[Source code of charts]

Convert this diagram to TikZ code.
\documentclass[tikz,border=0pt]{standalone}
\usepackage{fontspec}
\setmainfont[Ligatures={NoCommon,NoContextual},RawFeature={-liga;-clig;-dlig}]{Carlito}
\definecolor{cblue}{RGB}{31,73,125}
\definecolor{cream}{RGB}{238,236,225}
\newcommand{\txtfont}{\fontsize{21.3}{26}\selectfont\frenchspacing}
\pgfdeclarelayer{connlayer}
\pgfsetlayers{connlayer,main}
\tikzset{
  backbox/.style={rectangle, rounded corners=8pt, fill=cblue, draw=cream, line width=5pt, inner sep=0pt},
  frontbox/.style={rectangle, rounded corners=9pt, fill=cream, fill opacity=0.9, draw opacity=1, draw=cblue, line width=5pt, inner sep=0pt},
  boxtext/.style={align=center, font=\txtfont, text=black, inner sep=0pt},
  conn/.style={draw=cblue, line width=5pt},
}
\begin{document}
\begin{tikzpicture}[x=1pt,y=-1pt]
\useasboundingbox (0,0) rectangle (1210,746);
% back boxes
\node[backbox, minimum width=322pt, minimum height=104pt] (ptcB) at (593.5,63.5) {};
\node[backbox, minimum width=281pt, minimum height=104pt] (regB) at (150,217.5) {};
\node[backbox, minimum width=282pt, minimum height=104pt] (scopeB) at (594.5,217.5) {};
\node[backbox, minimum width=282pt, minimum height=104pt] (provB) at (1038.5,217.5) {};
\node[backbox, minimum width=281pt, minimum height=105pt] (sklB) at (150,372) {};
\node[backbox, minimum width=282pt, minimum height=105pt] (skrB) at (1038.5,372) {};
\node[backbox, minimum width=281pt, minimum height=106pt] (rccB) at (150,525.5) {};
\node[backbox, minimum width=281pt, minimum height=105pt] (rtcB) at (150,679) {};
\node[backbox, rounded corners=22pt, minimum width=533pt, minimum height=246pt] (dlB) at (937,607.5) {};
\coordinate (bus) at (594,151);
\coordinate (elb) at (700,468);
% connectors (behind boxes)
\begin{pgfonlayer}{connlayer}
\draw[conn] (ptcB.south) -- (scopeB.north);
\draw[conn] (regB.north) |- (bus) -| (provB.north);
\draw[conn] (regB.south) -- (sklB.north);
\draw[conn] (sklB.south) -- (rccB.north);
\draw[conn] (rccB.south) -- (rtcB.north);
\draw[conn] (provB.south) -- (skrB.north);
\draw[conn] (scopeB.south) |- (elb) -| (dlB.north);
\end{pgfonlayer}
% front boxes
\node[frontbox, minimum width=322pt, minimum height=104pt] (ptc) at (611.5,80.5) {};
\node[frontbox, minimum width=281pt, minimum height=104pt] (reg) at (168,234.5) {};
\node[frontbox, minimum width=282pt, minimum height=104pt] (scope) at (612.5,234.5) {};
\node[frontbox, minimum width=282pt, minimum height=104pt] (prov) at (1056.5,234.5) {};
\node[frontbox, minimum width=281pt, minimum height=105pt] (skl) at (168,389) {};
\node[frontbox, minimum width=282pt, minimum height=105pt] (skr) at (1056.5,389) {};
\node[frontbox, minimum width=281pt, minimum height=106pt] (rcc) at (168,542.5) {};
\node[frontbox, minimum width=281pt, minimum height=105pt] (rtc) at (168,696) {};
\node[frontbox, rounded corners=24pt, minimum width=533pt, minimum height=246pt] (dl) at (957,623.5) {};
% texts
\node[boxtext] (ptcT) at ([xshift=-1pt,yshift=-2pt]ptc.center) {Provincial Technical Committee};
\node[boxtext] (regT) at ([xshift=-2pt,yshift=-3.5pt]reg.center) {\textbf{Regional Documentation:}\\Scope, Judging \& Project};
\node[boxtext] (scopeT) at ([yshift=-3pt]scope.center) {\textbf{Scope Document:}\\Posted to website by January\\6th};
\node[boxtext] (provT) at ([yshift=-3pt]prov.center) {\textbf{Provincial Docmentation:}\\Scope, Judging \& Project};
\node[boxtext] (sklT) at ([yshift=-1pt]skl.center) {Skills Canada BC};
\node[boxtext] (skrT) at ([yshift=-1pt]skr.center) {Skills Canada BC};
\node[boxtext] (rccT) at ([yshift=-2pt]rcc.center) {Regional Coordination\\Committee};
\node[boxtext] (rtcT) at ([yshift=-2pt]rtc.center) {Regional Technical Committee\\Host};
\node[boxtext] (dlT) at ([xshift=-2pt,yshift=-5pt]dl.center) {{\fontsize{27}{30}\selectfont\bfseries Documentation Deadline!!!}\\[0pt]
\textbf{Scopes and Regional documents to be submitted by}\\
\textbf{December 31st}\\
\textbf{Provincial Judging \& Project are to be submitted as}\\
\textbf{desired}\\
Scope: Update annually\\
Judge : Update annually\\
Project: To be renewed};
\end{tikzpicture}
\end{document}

---

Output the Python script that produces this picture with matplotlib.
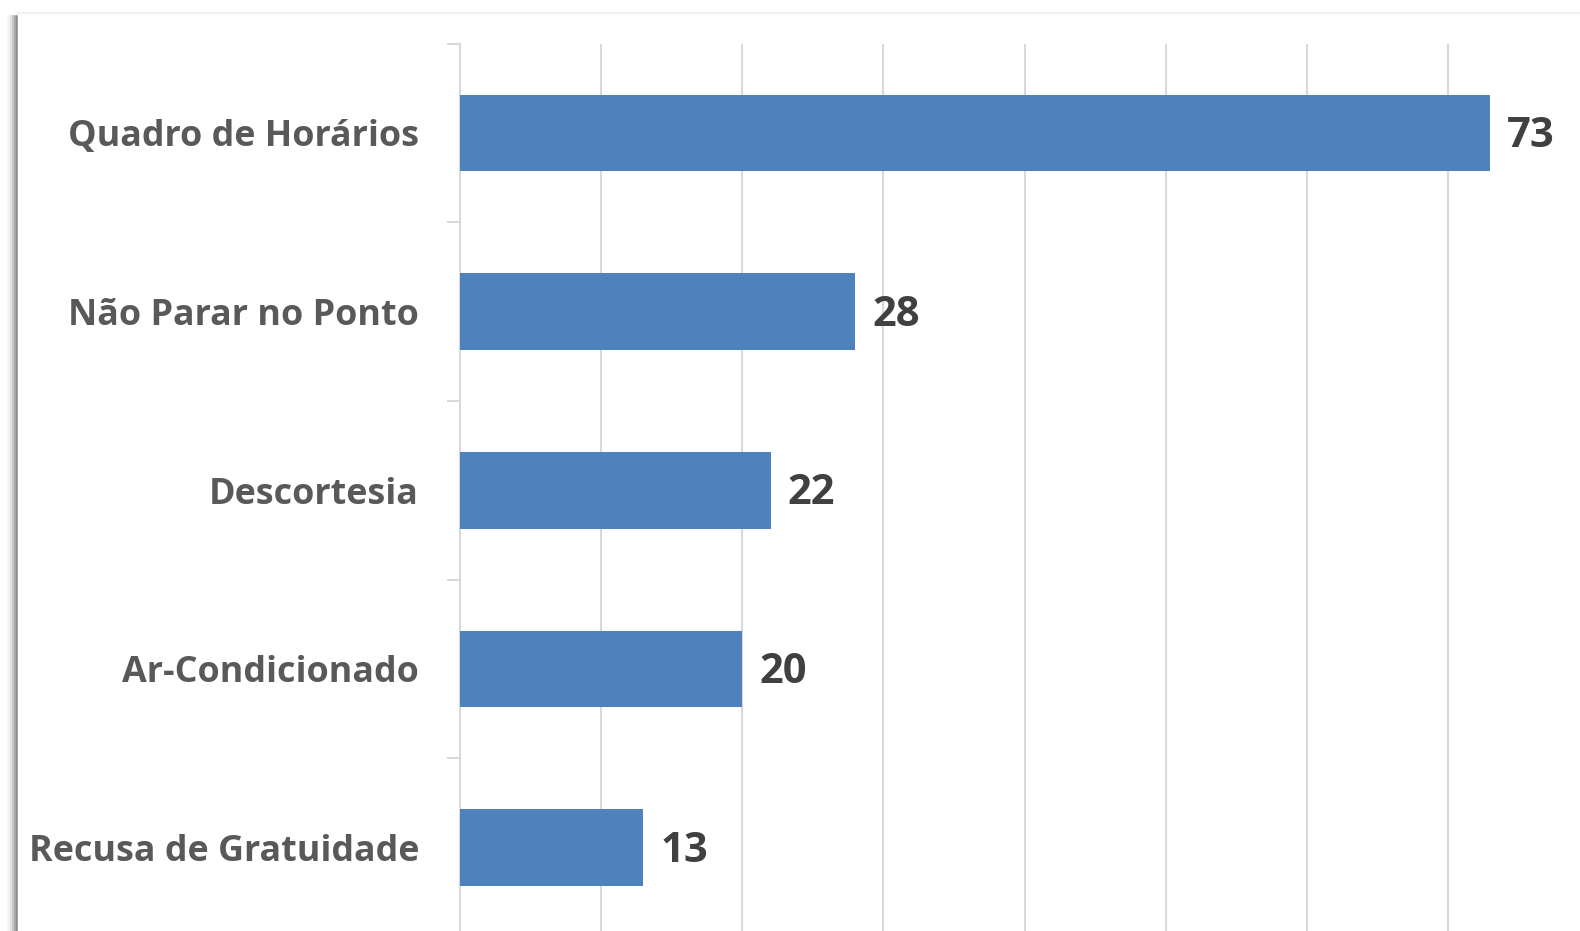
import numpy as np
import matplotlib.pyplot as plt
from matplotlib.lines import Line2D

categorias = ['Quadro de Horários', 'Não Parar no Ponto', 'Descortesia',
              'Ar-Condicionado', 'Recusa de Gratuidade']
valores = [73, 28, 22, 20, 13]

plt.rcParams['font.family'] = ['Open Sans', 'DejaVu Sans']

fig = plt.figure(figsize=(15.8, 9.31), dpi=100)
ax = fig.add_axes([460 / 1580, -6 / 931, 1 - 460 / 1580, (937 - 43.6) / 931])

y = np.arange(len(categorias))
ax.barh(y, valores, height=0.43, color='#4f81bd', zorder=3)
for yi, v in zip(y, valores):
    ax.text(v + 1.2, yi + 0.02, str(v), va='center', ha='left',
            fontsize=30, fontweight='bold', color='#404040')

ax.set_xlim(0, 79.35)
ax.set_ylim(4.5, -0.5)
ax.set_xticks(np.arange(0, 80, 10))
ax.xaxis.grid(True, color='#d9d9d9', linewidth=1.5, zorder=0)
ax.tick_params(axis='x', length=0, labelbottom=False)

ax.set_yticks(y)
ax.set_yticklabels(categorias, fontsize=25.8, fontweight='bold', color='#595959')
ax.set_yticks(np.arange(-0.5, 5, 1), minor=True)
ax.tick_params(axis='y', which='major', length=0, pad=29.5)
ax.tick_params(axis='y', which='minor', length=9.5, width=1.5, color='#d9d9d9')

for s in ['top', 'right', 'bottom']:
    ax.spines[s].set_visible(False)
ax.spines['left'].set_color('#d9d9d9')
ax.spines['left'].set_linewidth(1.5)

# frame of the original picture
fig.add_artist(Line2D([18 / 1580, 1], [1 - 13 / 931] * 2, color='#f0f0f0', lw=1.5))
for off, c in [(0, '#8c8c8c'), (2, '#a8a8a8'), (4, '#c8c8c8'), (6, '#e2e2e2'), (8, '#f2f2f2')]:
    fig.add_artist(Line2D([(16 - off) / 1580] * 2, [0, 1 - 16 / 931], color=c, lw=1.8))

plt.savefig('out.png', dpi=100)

==

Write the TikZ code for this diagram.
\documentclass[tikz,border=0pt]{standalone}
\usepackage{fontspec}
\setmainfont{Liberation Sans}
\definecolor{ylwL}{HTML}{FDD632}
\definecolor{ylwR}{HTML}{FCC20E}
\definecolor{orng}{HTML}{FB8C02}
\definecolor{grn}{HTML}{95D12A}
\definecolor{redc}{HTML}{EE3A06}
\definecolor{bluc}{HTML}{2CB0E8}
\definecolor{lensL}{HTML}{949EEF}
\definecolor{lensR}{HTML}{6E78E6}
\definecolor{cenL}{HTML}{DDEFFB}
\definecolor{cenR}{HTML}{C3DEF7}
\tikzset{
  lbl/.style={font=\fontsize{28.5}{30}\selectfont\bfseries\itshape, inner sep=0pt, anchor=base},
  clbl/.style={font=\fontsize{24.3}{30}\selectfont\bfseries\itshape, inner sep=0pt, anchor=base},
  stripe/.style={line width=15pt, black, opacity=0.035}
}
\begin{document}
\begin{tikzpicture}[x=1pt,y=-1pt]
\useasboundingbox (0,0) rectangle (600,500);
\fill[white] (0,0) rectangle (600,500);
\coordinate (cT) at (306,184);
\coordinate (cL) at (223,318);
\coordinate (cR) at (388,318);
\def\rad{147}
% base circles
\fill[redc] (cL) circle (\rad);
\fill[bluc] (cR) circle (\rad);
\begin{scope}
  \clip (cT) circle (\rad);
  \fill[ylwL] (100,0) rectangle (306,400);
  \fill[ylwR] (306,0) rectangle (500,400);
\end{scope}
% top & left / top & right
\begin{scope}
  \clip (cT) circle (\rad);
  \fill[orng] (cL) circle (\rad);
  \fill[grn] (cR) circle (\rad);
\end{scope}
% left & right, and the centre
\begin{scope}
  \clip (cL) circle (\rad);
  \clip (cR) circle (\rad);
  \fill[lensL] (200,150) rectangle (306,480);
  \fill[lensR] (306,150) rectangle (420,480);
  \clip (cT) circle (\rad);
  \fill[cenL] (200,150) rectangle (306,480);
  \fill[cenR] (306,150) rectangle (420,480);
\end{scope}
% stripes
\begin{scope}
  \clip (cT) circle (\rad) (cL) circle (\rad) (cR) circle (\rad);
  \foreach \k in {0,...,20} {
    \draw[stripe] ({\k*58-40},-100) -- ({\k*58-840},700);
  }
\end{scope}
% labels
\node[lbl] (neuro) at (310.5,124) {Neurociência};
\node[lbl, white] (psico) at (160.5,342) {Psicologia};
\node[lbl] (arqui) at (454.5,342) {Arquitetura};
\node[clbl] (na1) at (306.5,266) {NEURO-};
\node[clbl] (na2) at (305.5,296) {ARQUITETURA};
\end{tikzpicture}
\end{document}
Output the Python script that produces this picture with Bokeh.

Problem to work on:
Report only the number of lines in the listing that contain the word "Python".

Expected answer:
2